Don Carson tells a story from his university days of a man called Dave from an upstanding and ‘good’ family despite being theologically liberal—they went to church but didn’t believe Jesus was God or that he really rose from the dead. Carson wasn’t sure how to best respond to Dave, so he took him along to meet with another student on his university campus, also called Dave.
Dave #1 asked Dave #2, ‘My parents love my sister and me, we are a really close family, we worship God, we do good in the community. What do you think you’ve got that we don’t have?’ Carson recorded Dave #2’s answer:
Watch me. I’ve got an extra bed; move in with me, be my guest—I’ll pay for the food. You go to your classes, do whatever you have to do, but watch me. You watch me when I get up, when I interact with people, what I say, what moves me, what I live for, what I want in life. You watch me for the rest of the semester, and then you tell me at the end of it whether or not there’s a difference.
Reportedly Dave #1 did just that, almost. He didn’t move in but he did pay attention. By the grace of God, he was drawn to Christ and is now serving as a medical missionary.
It’s a bold thing to say, ‘Watch me!’ We know the Apostle Paul said just that to the Corinthian church (1 Corinthians 4:16, 11:1). But he was the Apostle Paul! We are often left thinking that our lives are going to need a lot more work before we’d offer such an invitation.
The reality is, though, we don’t have to offer the invitation to our children. They are imitating us anyway.
Embracing the fact that children imitate us
Children watch. And by watching, children learn. Best-selling author on raising boys, Steve Biddulph says, ‘A good human being is actually a bundle of all the good role models they have ever been around’. I reckon that’s true for ‘good’ human beings as well as ‘bad’ ones. No matter how often we may say, ‘Do as I say, not as I do’ the children around us will learn from the lessons implicit in our behaviour far more effectively than the words we use. And they’ll probably pick up a good dose of hypocrisy at the same time.
Now, all that may well leave you with a heavy feeling of guilt in the bottom of your gut.
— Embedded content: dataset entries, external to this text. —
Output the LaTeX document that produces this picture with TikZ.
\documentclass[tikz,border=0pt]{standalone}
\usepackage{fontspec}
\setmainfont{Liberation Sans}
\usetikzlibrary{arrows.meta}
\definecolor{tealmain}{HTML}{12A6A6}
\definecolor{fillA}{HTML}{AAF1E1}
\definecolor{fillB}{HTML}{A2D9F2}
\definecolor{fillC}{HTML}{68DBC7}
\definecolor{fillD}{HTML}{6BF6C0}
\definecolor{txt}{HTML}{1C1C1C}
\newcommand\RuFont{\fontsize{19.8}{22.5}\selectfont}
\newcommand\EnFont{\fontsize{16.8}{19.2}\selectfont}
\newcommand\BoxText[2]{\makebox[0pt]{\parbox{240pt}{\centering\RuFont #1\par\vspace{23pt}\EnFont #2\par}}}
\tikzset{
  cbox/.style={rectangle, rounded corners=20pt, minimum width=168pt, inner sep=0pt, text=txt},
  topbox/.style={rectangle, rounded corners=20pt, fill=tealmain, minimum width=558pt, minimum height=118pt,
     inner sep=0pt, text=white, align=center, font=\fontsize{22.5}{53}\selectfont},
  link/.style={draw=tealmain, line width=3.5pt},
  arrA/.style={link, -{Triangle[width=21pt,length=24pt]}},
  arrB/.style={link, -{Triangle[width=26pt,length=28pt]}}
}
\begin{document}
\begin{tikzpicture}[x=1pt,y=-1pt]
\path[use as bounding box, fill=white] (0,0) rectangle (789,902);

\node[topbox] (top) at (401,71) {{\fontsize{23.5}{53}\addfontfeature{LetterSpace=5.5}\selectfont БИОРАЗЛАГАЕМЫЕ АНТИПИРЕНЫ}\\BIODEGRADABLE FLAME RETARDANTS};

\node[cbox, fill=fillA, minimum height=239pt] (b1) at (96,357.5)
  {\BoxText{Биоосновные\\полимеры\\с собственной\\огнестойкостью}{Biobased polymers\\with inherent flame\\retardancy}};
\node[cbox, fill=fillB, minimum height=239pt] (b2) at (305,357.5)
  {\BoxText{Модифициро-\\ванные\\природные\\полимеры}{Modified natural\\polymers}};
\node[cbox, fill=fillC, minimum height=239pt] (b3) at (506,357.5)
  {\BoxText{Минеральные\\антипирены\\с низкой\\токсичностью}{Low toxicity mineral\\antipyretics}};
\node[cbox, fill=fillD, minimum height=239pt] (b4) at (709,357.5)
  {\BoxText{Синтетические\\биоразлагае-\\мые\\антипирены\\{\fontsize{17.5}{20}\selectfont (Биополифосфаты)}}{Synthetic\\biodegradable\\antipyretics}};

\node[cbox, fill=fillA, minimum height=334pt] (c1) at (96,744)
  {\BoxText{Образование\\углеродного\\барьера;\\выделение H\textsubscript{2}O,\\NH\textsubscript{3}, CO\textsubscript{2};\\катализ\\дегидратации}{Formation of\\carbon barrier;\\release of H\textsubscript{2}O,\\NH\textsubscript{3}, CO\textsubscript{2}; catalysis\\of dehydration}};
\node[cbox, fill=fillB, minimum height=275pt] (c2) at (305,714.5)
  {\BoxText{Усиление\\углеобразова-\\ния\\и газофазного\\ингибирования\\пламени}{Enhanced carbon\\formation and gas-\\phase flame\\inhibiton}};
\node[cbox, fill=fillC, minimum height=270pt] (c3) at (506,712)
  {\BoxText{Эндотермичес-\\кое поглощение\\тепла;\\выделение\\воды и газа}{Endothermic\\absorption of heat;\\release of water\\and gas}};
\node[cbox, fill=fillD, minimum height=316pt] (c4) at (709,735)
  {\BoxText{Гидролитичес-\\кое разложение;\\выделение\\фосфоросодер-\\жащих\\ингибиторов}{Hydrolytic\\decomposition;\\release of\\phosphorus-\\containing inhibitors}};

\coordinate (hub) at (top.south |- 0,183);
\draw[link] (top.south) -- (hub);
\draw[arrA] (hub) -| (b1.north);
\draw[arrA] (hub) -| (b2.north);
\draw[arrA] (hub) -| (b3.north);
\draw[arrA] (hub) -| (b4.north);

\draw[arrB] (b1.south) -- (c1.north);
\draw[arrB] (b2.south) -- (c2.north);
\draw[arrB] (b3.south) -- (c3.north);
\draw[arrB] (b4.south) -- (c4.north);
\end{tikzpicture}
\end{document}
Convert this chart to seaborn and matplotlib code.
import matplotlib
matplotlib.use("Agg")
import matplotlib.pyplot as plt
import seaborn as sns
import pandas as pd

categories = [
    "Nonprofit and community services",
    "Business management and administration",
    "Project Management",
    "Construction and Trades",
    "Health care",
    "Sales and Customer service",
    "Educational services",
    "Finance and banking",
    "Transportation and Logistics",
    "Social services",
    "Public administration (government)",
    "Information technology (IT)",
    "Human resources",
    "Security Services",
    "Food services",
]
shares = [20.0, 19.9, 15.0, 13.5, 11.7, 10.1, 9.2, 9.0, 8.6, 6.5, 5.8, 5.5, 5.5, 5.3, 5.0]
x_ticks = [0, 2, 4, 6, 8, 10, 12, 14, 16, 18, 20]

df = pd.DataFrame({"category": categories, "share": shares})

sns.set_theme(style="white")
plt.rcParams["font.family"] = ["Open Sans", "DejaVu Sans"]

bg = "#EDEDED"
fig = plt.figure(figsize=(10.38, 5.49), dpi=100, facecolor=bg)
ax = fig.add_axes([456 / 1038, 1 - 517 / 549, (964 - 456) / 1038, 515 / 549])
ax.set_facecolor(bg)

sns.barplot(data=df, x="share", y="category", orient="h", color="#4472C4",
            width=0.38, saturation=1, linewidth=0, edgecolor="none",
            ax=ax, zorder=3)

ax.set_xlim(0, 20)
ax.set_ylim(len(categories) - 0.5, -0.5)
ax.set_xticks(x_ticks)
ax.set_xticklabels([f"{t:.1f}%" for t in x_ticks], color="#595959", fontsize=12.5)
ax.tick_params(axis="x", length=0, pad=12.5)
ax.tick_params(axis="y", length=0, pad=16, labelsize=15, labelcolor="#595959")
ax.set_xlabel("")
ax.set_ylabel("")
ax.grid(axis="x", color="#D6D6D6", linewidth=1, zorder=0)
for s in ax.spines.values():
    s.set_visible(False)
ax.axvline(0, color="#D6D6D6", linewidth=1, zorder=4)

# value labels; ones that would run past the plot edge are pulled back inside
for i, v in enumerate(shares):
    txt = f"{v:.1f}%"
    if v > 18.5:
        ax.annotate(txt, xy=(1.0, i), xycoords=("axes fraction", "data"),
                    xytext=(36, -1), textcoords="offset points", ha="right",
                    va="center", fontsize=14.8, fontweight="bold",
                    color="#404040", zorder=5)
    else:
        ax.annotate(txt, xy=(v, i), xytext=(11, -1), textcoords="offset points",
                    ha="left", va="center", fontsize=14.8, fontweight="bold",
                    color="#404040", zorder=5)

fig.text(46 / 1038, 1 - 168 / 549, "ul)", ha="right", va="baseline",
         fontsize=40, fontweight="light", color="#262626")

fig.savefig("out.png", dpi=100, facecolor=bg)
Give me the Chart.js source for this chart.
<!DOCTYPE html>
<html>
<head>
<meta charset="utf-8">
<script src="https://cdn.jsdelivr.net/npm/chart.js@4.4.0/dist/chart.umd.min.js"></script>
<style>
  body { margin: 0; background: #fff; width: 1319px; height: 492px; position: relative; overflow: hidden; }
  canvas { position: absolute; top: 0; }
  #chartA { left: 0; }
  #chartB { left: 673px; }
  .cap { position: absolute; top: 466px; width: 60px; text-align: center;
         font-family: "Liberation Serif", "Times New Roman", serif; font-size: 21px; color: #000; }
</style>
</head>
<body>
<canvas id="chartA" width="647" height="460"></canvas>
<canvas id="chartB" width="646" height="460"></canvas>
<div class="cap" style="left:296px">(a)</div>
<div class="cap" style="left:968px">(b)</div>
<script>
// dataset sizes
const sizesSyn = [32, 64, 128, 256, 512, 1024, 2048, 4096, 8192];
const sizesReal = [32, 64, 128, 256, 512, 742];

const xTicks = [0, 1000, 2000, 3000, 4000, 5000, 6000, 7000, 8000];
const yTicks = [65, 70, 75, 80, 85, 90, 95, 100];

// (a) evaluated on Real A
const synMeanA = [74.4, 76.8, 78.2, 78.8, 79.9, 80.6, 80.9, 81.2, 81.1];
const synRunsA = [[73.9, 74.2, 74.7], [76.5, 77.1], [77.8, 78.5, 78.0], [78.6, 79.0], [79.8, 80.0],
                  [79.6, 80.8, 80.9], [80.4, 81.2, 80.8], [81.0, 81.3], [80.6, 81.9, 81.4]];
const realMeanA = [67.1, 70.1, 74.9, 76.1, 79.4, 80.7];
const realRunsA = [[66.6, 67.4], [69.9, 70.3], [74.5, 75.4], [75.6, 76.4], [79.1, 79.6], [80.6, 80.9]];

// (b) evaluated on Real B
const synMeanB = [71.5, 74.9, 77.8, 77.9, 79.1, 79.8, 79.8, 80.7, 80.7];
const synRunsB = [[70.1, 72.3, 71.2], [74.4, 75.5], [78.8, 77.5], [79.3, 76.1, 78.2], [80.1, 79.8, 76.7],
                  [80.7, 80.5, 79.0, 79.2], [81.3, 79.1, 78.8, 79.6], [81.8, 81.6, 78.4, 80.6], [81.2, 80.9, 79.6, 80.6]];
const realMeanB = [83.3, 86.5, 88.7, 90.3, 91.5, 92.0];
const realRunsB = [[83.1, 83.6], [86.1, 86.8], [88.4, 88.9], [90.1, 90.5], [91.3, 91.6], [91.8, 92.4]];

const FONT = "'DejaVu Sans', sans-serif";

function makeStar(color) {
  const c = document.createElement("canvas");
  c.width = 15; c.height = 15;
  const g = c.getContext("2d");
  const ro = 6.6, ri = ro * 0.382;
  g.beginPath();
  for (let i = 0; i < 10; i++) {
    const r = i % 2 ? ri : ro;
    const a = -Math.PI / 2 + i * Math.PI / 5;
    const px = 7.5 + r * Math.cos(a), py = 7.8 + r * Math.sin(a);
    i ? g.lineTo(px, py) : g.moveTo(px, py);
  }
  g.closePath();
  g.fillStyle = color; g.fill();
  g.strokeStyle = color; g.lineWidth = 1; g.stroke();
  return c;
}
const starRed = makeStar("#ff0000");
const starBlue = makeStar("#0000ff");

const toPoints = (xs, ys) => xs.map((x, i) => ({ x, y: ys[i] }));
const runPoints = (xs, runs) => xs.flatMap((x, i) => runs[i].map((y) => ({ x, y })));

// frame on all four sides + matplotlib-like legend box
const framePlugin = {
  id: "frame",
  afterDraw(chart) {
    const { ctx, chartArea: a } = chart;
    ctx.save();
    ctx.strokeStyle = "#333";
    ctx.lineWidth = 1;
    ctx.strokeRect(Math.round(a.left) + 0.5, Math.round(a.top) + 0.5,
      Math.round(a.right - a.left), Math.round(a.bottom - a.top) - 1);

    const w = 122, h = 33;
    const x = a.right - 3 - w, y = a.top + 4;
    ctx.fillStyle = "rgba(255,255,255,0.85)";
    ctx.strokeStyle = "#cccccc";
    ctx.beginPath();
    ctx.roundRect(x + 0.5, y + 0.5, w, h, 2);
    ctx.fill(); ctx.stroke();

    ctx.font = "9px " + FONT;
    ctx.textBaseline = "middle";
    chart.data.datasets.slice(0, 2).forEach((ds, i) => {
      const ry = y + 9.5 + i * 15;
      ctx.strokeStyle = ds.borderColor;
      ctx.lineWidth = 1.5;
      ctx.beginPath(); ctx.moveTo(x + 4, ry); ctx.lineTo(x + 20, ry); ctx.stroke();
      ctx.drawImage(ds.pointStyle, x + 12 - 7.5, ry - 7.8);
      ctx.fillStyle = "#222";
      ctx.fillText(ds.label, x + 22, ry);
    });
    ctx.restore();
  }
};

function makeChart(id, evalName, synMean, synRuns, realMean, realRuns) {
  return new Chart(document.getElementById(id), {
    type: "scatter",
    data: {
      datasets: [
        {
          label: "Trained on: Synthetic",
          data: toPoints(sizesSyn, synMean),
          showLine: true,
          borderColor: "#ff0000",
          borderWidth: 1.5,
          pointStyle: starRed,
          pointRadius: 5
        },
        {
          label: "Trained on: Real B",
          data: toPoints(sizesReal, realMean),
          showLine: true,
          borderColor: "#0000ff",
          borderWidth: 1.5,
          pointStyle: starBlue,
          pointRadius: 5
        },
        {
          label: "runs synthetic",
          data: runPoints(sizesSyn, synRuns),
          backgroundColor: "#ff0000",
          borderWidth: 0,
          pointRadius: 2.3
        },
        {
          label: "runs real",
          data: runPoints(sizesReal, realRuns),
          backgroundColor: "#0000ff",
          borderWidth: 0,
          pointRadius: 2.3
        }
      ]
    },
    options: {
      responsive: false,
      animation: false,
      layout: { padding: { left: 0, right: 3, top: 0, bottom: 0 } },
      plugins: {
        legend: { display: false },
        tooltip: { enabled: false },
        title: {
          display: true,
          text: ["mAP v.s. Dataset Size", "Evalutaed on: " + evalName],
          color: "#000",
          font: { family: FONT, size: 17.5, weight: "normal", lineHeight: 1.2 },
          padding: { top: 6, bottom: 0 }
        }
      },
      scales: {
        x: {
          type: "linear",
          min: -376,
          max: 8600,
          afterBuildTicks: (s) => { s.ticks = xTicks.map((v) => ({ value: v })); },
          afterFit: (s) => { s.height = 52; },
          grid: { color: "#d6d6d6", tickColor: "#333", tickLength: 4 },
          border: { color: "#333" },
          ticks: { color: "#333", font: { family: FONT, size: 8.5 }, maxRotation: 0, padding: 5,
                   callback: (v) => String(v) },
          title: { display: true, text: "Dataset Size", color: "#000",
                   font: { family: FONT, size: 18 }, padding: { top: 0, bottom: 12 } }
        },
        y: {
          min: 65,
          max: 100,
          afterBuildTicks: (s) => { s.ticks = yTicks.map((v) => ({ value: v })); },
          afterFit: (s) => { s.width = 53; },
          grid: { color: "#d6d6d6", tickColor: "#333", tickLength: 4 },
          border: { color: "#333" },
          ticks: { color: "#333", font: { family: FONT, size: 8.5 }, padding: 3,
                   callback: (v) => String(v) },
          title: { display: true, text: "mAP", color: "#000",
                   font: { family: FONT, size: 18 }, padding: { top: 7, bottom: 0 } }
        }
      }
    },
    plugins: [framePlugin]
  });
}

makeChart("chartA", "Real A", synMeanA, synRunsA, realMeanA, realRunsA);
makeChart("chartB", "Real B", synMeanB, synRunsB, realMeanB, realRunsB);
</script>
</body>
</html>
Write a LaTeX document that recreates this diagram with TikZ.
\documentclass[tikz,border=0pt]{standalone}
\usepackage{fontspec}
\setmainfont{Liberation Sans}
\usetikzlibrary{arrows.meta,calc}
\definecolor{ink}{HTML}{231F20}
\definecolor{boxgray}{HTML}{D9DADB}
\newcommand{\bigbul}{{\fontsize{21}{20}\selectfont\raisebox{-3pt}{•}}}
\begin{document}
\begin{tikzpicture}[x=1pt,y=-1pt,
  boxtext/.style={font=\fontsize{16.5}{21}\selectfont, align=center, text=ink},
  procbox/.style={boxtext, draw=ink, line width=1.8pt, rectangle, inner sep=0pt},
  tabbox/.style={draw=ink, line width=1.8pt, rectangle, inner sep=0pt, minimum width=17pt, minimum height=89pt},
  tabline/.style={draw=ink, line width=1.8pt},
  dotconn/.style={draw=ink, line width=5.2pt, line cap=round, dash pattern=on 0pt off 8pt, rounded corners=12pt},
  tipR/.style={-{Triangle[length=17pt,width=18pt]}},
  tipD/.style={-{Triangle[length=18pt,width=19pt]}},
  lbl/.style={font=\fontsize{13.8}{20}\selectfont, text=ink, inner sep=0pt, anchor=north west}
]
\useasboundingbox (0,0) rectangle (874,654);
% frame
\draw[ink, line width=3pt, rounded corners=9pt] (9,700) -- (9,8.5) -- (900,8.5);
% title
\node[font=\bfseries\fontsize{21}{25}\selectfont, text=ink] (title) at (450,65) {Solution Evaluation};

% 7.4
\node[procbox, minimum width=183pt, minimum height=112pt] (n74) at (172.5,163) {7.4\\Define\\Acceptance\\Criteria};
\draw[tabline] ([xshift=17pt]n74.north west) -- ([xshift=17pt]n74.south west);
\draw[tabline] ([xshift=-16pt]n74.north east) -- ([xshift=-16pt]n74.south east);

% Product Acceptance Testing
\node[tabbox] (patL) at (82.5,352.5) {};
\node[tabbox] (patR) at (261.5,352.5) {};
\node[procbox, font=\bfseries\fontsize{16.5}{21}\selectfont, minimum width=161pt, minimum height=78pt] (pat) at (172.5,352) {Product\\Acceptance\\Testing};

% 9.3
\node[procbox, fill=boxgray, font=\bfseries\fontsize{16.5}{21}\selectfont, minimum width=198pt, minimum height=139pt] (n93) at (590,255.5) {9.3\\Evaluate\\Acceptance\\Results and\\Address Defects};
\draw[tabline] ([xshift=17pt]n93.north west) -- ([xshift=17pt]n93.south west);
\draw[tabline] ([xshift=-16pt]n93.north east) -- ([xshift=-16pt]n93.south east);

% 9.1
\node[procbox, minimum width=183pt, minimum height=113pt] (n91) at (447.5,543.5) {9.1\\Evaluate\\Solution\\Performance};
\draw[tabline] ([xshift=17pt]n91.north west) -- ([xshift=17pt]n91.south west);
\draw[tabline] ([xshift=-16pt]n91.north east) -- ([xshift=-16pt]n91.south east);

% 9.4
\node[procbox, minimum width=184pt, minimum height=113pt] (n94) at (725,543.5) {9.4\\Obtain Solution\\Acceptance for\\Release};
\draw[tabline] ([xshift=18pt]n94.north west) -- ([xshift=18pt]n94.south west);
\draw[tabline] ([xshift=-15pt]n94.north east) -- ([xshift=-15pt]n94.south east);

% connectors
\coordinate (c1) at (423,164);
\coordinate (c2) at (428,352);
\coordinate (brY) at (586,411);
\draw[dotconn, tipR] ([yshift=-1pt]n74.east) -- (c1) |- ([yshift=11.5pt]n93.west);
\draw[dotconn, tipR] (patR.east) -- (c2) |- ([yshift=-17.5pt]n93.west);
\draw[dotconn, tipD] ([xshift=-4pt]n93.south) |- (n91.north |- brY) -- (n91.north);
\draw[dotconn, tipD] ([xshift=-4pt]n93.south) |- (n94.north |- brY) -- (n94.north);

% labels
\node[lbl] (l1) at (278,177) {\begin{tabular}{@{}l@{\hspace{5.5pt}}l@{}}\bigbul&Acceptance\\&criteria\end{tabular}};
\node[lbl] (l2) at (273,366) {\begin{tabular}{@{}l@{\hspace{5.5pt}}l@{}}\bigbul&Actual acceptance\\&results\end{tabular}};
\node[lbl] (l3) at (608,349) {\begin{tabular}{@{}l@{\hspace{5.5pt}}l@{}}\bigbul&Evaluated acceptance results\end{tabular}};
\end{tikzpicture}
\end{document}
It is not difficult for most parents and carers to recall incidents that we regret—things we’ve done that we’d prefer we had not done; things we haven’t done that we ought to have done. Guilt is appropriate if we’ve done what is wrong—and Jesus is the right person to talk to in order to deal with that.
But there’s another way to look at the fact that children are actively imitating the significant adults in their lives: embrace the opportunity.
The Mission Australia 2010 Survey of Young Australians revealed the importance of family for young people of both genders and all age groups. The young people surveyed valued family relationships above everything else and families were a major source of advice and support.
The survey data confirms what we know from experience and see reflected in Scripture: we learn by imitation and this is particularly true among our children.
"I'm not good enough to be a role model!"
So what do we do with the thought that we as models are not ‘good enough’ to be imitated? Can a person who still struggles against sin be a good role model? Not only would I say a wholehearted ‘yes’ to that, I’d also add that unless someone struggles against sin they cannot be a good role model. The two words are important: sin and struggle.
Unfortunately we don’t have to work hard to be sinful—we do that naturally. My point is that we don’t need to hide our sinfulness from our children; on the contrary we ought to be honest about it. I don’t mean holding searingly honest (and potentially traumatising!) family confessions. But in the day-to-day relationship with our children let’s be quick to acknowledge where we have done wrong and failed to do what is right. As our children get older it will be appropriate to share with them other areas of personal failure that are less obvious.
What we will be modeling is that being a follower of Jesus doesn’t always require you to be perfect. If we never actually show our children that we fall they will be left with the impression that real Christians don’t sin. Despite how often we read 1 John 1:8, our actions (the actions that we allow them to see) will be a more powerful model than our words.
Of course, it won’t take long before our children can tell that what we’ve done or not done is wrong. One of our children in particular is expert at spotting injustice. She’s not always accurate in her accusations but she’s not always mistaken either. If we fail to admit our faults what we end up modeling is hypocrisy or pretense.
Admitting our faults is the groundwork for seeking forgiveness and practising repentance. This is where the ‘struggle’ part of the ‘struggle against sin’ comes in. Seeking forgiveness is a struggle because it requires us to put away any sense of self-justification and put us at the mercy of the other. It can be particularly hard to seek forgiveness from our children! But the value far outweighs the hardship.
Saying ‘sorry’ to our children models that there is no need to feign perfection. Asking our children for forgiveness models the idea that reconciliation is more important than maintaining personal power. Demonstrating repentance to our children models our trust in the transforming work of God’s Spirit. And all of this models how we are able to respond to our heavenly Father when we fall short of his glory.
The point is that we can be powerful rolemodels for our children of what it means to be a person who lives under grace rather than a person who has no need of grace. And as we model that to our children, our prayer is that they will imitate us and grow more and more to depend on the same grace in their own lives.